----- Information shown

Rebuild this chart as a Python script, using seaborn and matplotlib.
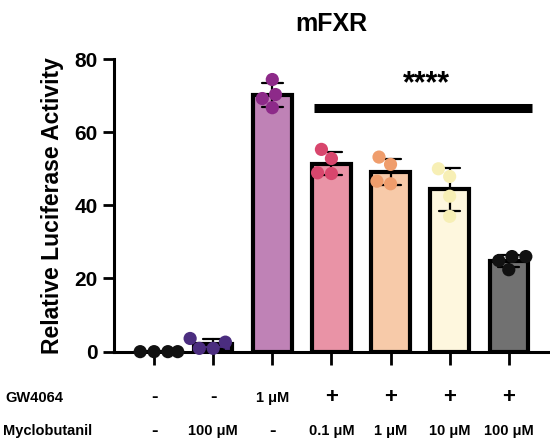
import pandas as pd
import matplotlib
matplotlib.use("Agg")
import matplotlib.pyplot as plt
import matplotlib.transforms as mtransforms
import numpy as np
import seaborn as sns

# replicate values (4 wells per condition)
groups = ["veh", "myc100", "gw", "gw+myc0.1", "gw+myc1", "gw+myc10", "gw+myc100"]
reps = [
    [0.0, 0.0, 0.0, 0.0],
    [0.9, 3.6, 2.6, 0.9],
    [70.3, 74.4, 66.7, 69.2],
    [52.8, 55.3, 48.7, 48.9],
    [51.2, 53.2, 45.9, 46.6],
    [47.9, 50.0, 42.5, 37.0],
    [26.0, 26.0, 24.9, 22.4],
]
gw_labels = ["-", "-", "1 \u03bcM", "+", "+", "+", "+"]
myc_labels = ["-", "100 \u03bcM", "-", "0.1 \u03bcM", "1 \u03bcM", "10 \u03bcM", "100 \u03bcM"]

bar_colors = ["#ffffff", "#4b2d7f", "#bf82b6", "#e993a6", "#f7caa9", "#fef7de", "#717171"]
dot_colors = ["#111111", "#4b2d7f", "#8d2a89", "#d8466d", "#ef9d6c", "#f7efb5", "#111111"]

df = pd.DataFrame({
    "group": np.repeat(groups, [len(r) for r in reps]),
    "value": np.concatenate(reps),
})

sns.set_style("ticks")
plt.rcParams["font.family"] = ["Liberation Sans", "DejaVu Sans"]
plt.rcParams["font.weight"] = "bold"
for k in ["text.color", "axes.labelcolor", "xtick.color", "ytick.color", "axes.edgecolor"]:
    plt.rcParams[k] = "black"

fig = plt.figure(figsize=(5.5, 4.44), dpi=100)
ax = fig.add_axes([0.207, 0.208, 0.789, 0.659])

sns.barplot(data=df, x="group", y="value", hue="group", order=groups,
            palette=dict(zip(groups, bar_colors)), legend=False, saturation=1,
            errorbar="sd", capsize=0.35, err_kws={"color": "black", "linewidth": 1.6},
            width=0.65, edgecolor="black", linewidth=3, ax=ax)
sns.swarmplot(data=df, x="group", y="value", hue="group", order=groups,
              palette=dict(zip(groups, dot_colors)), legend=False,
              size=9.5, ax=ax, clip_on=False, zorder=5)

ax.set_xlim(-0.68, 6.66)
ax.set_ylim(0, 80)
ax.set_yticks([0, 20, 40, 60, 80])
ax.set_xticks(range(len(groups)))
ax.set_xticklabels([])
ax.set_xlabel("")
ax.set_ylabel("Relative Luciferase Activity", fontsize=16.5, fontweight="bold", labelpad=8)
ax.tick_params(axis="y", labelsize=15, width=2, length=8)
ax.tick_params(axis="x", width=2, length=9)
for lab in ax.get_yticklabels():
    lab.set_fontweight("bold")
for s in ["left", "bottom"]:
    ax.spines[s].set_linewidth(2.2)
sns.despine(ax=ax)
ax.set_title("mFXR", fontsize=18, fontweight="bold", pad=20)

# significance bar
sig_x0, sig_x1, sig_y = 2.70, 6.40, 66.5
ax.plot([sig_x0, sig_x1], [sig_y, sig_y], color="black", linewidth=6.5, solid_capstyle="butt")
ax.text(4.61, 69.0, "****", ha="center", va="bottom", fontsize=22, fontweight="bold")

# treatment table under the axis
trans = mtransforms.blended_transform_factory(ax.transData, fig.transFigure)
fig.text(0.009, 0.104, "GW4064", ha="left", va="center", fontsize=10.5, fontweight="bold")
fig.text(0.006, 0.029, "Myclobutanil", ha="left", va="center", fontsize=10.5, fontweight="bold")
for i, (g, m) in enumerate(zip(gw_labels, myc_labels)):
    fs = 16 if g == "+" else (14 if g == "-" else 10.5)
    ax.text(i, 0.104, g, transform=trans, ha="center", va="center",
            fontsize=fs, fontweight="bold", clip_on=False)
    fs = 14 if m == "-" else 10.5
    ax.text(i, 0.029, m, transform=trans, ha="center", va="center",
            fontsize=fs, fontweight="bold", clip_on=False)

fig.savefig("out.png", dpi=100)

----------

Required work:
Find all lines where the word "matplotlib" appears. Copy them.

Exercise solution:
Rebuild this chart as a Python script, using seaborn and matplotlib.
import matplotlib
matplotlib.use("Agg")
import matplotlib.pyplot as plt
import matplotlib.transforms as mtransforms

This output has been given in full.